Entries with chart source code
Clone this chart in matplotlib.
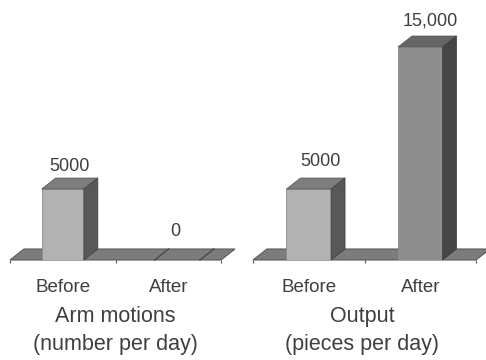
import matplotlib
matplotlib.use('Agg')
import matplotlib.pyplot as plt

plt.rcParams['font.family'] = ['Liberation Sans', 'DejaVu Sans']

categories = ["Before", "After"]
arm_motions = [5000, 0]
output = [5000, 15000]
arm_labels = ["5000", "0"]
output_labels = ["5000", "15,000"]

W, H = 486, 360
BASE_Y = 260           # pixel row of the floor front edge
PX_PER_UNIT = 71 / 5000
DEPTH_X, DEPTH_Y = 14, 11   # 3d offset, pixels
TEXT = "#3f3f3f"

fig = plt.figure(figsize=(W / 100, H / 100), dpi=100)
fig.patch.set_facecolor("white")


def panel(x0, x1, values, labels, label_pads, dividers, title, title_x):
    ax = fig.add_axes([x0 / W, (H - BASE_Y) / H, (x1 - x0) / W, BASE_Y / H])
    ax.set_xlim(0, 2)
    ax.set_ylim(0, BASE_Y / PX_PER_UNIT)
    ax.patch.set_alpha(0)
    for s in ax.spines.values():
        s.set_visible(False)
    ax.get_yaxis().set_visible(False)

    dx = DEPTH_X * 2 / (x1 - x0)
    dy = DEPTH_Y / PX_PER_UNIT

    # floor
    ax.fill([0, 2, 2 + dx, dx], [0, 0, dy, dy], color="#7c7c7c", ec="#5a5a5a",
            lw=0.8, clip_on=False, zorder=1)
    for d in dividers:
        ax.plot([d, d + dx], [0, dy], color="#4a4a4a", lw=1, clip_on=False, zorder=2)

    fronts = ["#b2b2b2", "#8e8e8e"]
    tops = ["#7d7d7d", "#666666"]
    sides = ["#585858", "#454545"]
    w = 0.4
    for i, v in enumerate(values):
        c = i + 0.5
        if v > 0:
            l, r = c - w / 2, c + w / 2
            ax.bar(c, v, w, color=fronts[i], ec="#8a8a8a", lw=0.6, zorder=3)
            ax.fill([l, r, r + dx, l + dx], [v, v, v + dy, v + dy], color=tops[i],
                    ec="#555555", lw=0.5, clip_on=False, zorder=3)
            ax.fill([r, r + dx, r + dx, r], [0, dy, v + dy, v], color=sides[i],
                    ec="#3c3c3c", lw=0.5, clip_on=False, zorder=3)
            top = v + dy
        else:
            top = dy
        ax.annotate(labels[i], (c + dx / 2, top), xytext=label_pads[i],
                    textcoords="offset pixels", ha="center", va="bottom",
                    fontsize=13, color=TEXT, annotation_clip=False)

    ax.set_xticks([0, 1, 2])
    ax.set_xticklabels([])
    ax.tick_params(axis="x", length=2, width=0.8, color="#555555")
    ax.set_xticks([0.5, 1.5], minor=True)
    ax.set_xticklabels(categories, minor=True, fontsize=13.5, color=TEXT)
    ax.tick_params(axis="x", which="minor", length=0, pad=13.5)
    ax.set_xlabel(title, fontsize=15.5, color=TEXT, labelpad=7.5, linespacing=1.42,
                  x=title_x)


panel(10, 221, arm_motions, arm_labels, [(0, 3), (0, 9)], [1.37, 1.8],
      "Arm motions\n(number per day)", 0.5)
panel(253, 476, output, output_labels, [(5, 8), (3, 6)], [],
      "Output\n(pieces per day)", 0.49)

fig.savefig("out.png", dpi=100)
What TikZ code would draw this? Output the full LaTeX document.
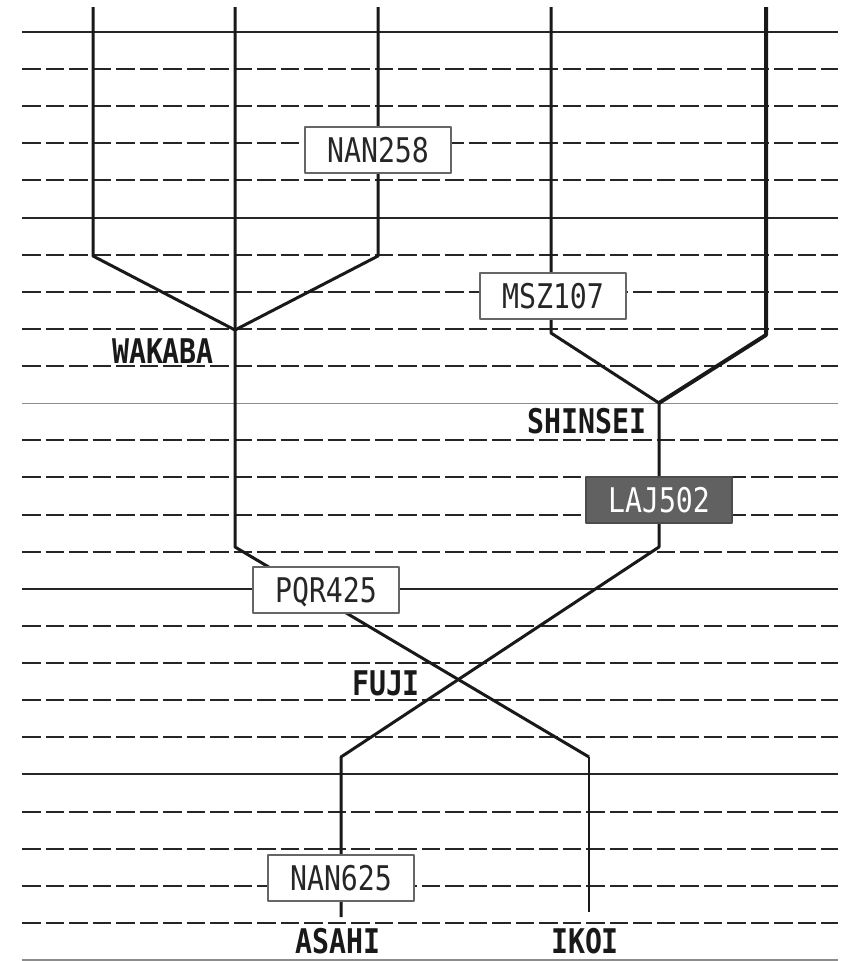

#### Exercise directions:
Everything from the top line of the data down to and including the line with "dy = DEPTH_Y / PX_PER_UNIT" is to be copied, except the pictures.

#### Expected answer:
Clone this chart in matplotlib.
import matplotlib
matplotlib.use('Agg')
import matplotlib.pyplot as plt

plt.rcParams['font.family'] = ['Liberation Sans', 'DejaVu Sans']

categories = ["Before", "After"]
arm_motions = [5000, 0]
output = [5000, 15000]
arm_labels = ["5000", "0"]
output_labels = ["5000", "15,000"]

W, H = 486, 360
BASE_Y = 260           # pixel row of the floor front edge
PX_PER_UNIT = 71 / 5000
DEPTH_X, DEPTH_Y = 14, 11   # 3d offset, pixels
TEXT = "#3f3f3f"

fig = plt.figure(figsize=(W / 100, H / 100), dpi=100)
fig.patch.set_facecolor("white")


def panel(x0, x1, values, labels, label_pads, dividers, title, title_x):
    ax = fig.add_axes([x0 / W, (H - BASE_Y) / H, (x1 - x0) / W, BASE_Y / H])
    ax.set_xlim(0, 2)
    ax.set_ylim(0, BASE_Y / PX_PER_UNIT)
    ax.patch.set_alpha(0)
    for s in ax.spines.values():
        s.set_visible(False)
    ax.get_yaxis().set_visible(False)

    dx = DEPTH_X * 2 / (x1 - x0)
    dy = DEPTH_Y / PX_PER_UNIT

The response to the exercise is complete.